Duesberg starts to realise that the whole HIV causes AIDS theory doesn’t make sense, and the more he digs into it, the less sense it makes. At the beginning, Duesberg’s contribution is limited to just asking some simple, straightforward questions of the theory. He gets brushed off in the same manner that Mullis did. But Duesberg is a virologist himself, and so he has many more opportunities to ask questions of the right people, including at scholarly conferences. The gentle brushing-off response starts to be replaced by something more aggressive. Duesberg doesn’t like that. He’s also noticed that a lot of these American scientists seem to be very wealthy. The ones who are speaking loudly on the subject just happen to have various copyrights and patents on the technology that is now being purchased with the government money that is being thrown at the “AIDS problem”. A lot of people and corporations are making out like bandits. What’s more, the whole thing is a boon for virology in general, which is now swimming in government grants. Even the virologists who are not actively involved don’t appreciate Duesberg threatening to kill the golden goose.

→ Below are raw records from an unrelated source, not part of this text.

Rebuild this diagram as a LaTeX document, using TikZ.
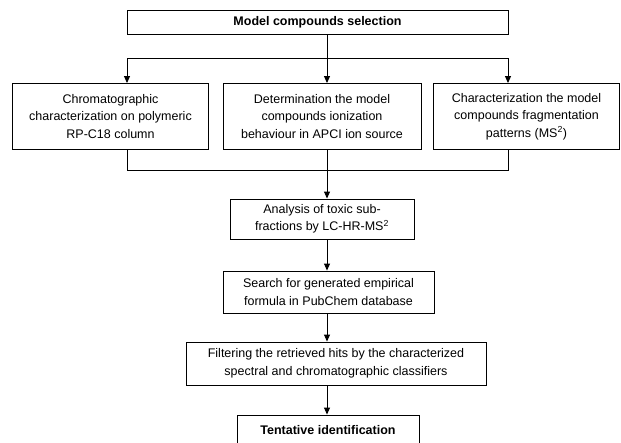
\documentclass[tikz,border=0pt]{standalone}
\usepackage{fontspec}
\setmainfont{Liberation Sans}
\usetikzlibrary{positioning, arrows.meta, calc}

\begin{document}
\begin{tikzpicture}[x=1pt, y=-1pt, >={Triangle[length=7pt,width=6pt]},
    box/.style={draw, line width=0.9pt, align=center, inner sep=2pt,
      font=\fontsize{12.5}{17.5}\selectfont},
    link/.style={line width=0.9pt}]
  \useasboundingbox (0,0) rectangle (621,442);
  % boxes
  \node[box, minimum width=381pt, minimum height=24pt] (sel) at (317.5,22)
    {\textbf{Model compounds selection}};
  \node[box, minimum width=196pt, minimum height=66pt] (chrom) at (110.5,116.5)
    {Chromatographic\\characterization on polymeric\\RP-C18 column};
  \node[box, minimum width=198pt, minimum height=66pt] (ioniz) at (322,116.5)
    {Determination the model\\compounds ionization\\behaviour in APCI ion source};
  \node[box, minimum width=186pt, minimum height=66pt] (frag) at (526.5,116.5)
    {Characterization the model\\compounds fragmentation\\patterns (MS\textsuperscript{2})};
  \node[box, minimum width=184pt, minimum height=40pt] (anal) at (322,219)
    {Analysis of toxic sub-\\fractions by LC-HR-MS\textsuperscript{2}};
  \node[box, minimum width=211pt, minimum height=42pt] (search) at (328.5,292)
    {Search for generated empirical\\formula in PubChem database};
  \node[box, minimum width=300pt, minimum height=43pt] (filt) at (336,363.5)
    {Filtering the retrieved hits by the characterized\\spectral and chromatographic classifiers};
  \node[box, minimum width=182pt, minimum height=30pt] (tent) at (328,430)
    {\textbf{Tentative identification}};

  % bus lines
  \coordinate (spine) at (327,0);
  \coordinate (busL) at (127,58);
  \coordinate (busR) at (508,58);
  \coordinate (join) at (327,170);

  \draw[link] (sel.south -| spine) -- (spine |- busL);
  \draw[link] (busL) -- (busR);
  \draw[link,->] (busL) -- (busL |- chrom.north);
  \draw[link,->] (spine |- busL) -- (spine |- ioniz.north);
  \draw[link,->] (busR) -- (busR |- frag.north);
  \draw[link] (chrom.south -| busL) -- (busL |- join) -- (busR |- join) -- (frag.south -| busR);
  \draw[link] (ioniz.south -| spine) -- (join);
  \draw[link,->] (join) -- (anal.north -| spine);
  \draw[link,->] (anal.south -| spine) -- (search.north -| spine);
  \draw[link,->] (search.south -| spine) -- (filt.north -| spine);
  \draw[link,->] (filt.south -| spine) -- (tent.north -| spine);
\end{tikzpicture}
\end{document}
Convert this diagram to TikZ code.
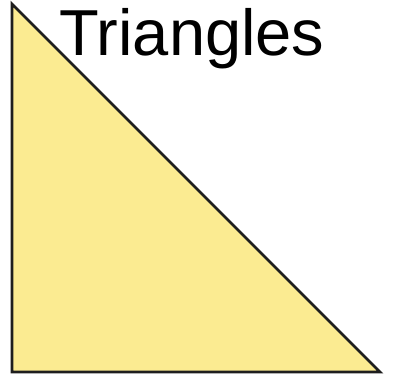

Most people at this point would have gotten the message and just dropped the whole thing. But Duesberg’s got that really annoying habit of preferring truth over money. This is back in the 80s, when the US mainstream media was not as in the pocket of monied interests as it is now. Duesberg gets himself interviewed on some pretty well-known media outlets. At that point he has crossed the line and openly challenged the virological powers-that-be. To cut a long story short, they proceed to destroy his career and reputation. Bear in mind, the very same people who were controlling the government purse strings were the ones who were pocketing a lot of the money, either directly or indirectly.

Sound familiar? It should. AIDS was very much the template for USAIDS, a heady mix of corrupt science and greedy capitalism. But most importantly, the whole thing was government-funded, squillions of dollars just waiting to be released like water out of a dam spillway. All you needed to do was convince the politicians and bureaucrats to open the gate. How do you do that? By creating public hysteria. Convince the public that they’re literally going to die and allow the politicians and scientists to become the heroes who are going to save the day.

Trust me, I’m a doctor.

No doubt plenty of enterprising people watched the AIDS dynamic closely and realised they could try the same trick with “climate science”, “gender science”, “renewable energy”, “Chinese bat soup” etc. All you needed was somebody in a white lab coat to take to the pulpit and preach doom and gloom.

In one respect, Mullis and Duesberg were wrong. (US)AIDS is a disease. It’s also not inaccurate to call it a viral disease. It’s not a disease of the body, however, but of the body politic. One of its main symptoms is when real scientists get their careers and reputations destroyed for speaking the truth.